## begin

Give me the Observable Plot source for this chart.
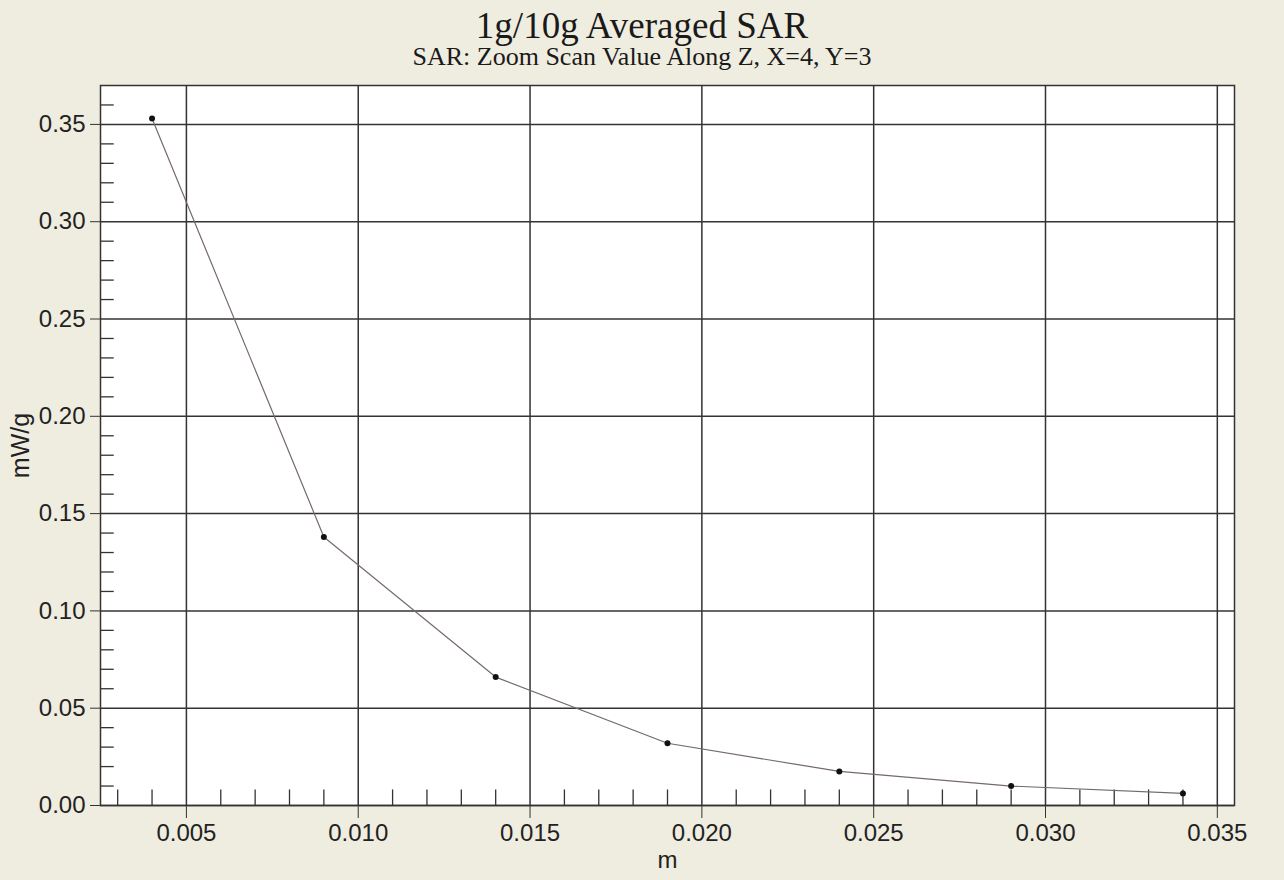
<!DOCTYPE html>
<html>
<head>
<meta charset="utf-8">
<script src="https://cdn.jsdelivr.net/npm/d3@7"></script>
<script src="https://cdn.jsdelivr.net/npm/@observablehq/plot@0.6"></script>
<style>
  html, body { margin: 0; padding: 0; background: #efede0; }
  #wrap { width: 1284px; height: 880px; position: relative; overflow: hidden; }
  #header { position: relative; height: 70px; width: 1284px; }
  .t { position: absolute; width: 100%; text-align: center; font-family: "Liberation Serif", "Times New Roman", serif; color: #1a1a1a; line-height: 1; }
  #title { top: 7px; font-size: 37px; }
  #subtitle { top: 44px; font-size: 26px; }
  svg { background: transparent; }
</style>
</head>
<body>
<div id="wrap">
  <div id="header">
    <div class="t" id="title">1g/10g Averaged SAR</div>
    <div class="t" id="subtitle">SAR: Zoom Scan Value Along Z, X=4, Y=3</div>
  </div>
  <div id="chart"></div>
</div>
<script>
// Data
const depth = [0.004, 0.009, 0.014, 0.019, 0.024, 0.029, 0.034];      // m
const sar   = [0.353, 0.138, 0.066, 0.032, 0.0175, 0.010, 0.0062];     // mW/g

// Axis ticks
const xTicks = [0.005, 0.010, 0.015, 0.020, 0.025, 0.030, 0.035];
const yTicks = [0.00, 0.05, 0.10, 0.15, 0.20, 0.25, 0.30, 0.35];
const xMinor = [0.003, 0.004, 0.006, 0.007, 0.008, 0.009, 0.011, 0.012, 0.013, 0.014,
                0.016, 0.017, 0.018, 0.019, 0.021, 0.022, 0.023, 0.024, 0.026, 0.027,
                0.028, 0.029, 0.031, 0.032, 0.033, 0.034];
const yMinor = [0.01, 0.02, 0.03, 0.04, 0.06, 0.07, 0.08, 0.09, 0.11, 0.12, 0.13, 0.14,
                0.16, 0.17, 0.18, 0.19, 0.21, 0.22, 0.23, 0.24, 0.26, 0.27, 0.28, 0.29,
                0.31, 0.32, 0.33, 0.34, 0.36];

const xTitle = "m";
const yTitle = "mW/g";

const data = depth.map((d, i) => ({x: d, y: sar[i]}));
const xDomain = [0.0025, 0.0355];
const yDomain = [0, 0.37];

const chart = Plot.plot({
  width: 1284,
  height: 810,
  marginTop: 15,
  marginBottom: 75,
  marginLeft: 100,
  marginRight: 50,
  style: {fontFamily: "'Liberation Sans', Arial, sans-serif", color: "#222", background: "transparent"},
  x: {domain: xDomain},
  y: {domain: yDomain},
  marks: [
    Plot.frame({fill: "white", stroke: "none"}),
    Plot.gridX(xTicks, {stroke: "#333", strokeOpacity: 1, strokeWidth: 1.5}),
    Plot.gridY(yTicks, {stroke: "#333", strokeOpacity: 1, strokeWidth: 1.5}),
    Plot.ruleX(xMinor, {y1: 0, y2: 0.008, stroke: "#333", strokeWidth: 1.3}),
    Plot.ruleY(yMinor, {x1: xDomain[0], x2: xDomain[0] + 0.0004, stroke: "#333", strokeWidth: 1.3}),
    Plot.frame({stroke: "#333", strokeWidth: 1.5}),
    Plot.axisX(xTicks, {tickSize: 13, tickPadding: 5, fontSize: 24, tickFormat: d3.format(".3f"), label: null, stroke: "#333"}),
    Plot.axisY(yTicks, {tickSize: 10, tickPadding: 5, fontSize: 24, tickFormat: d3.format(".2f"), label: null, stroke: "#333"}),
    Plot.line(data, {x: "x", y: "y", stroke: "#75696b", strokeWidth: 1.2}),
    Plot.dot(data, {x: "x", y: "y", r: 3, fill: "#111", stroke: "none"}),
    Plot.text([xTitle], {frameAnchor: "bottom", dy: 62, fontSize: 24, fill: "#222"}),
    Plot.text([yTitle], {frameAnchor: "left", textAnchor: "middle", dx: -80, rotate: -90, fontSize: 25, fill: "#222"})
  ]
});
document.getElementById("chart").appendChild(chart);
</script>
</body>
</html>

## end

- **Task prompt**:
Repeat the data exactly, without the pictures.

- **Response below**:
Give me the Observable Plot source for this chart.
<!DOCTYPE html>
<html>
<head>
<meta charset="utf-8">
<script src="https://cdn.jsdelivr.net/npm/d3@7"></script>
<script src="https://cdn.jsdelivr.net/npm/@observablehq/plot@0.6"></script>
<style>
  html, body { margin: 0; padding: 0; background: #efede0; }
  #wrap { width: 1284px; height: 880px; position: relative; overflow: hidden; }
  #header { position: relative; height: 70px; width: 1284px; }
  .t { position: absolute; width: 100%; text-align: center; font-family: "Liberation Serif", "Times New Roman", serif; color: #1a1a1a; line-height: 1; }
  #title { top: 7px; font-size: 37px; }
  #subtitle { top: 44px; font-size: 26px; }
  svg { background: transparent; }
</style>
</head>
<body>
<div id="wrap">
  <div id="header">
    <div class="t" id="title">1g/10g Averaged SAR</div>
    <div class="t" id="subtitle">SAR: Zoom Scan Value Along Z, X=4, Y=3</div>
  </div>
  <div id="chart"></div>
</div>
<script>
// Data
const depth = [0.004, 0.009, 0.014, 0.019, 0.024, 0.029, 0.034];      // m
const sar   = [0.353, 0.138, 0.066, 0.032, 0.0175, 0.010, 0.0062];     // mW/g

// Axis ticks
const xTicks = [0.005, 0.010, 0.015, 0.020, 0.025, 0.030, 0.035];
const yTicks = [0.00, 0.05, 0.10, 0.15, 0.20, 0.25, 0.30, 0.35];
const xMinor = [0.003, 0.004, 0.006, 0.007, 0.008, 0.009, 0.011, 0.012, 0.013, 0.014,
                0.016, 0.017, 0.018, 0.019, 0.021, 0.022, 0.023, 0.024, 0.026, 0.027,
                0.028, 0.029, 0.031, 0.032, 0.033, 0.034];
const yMinor = [0.01, 0.02, 0.03, 0.04, 0.06, 0.07, 0.08, 0.09, 0.11, 0.12, 0.13, 0.14,
                0.16, 0.17, 0.18, 0.19, 0.21, 0.22, 0.23, 0.24, 0.26, 0.27, 0.28, 0.29,
                0.31, 0.32, 0.33, 0.34, 0.36];

const xTitle = "m";
const yTitle = "mW/g";

const data = depth.map((d, i) => ({x: d, y: sar[i]}));
const xDomain = [0.0025, 0.0355];
const yDomain = [0, 0.37];

const chart = Plot.plot({
  width: 1284,
  height: 810,
  marginTop: 15,
  marginBottom: 75,
  marginLeft: 100,
  marginRight: 50,
  style: {fontFamily: "'Liberation Sans', Arial, sans-serif", color: "#222", background: "transparent"},
  x: {domain: xDomain},
  y: {domain: yDomain},
  marks: [
    Plot.frame({fill: "white", stroke: "none"}),
    Plot.gridX(xTicks, {stroke: "#333", strokeOpacity: 1, strokeWidth: 1.5}),
    Plot.gridY(yTicks, {stroke: "#333", strokeOpacity: 1, strokeWidth: 1.5}),
    Plot.ruleX(xMinor, {y1: 0, y2: 0.008, stroke: "#333", strokeWidth: 1.3}),
    Plot.ruleY(yMinor, {x1: xDomain[0], x2: xDomain[0] + 0.0004, stroke: "#333", strokeWidth: 1.3}),
    Plot.frame({stroke: "#333", strokeWidth: 1.5}),
    Plot.axisX(xTicks, {tickSize: 13, tickPadding: 5, fontSize: 24, tickFormat: d3.format(".3f"), label: null, stroke: "#333"}),
    Plot.axisY(yTicks, {tickSize: 10, tickPadding: 5, fontSize: 24, tickFormat: d3.format(".2f"), label: null, stroke: "#333"}),
    Plot.line(data, {x: "x", y: "y", stroke: "#75696b", strokeWidth: 1.2}),
    Plot.dot(data, {x: "x", y: "y", r: 3, fill: "#111", stroke: "none"}),
    Plot.text([xTitle], {frameAnchor: "bottom", dy: 62, fontSize: 24, fill: "#222"}),
    Plot.text([yTitle], {frameAnchor: "left", textAnchor: "middle", dx: -80, rotate: -90, fontSize: 25, fill: "#222"})
  ]
});
document.getElementById("chart").appendChild(chart);
</script>
</body>
</html>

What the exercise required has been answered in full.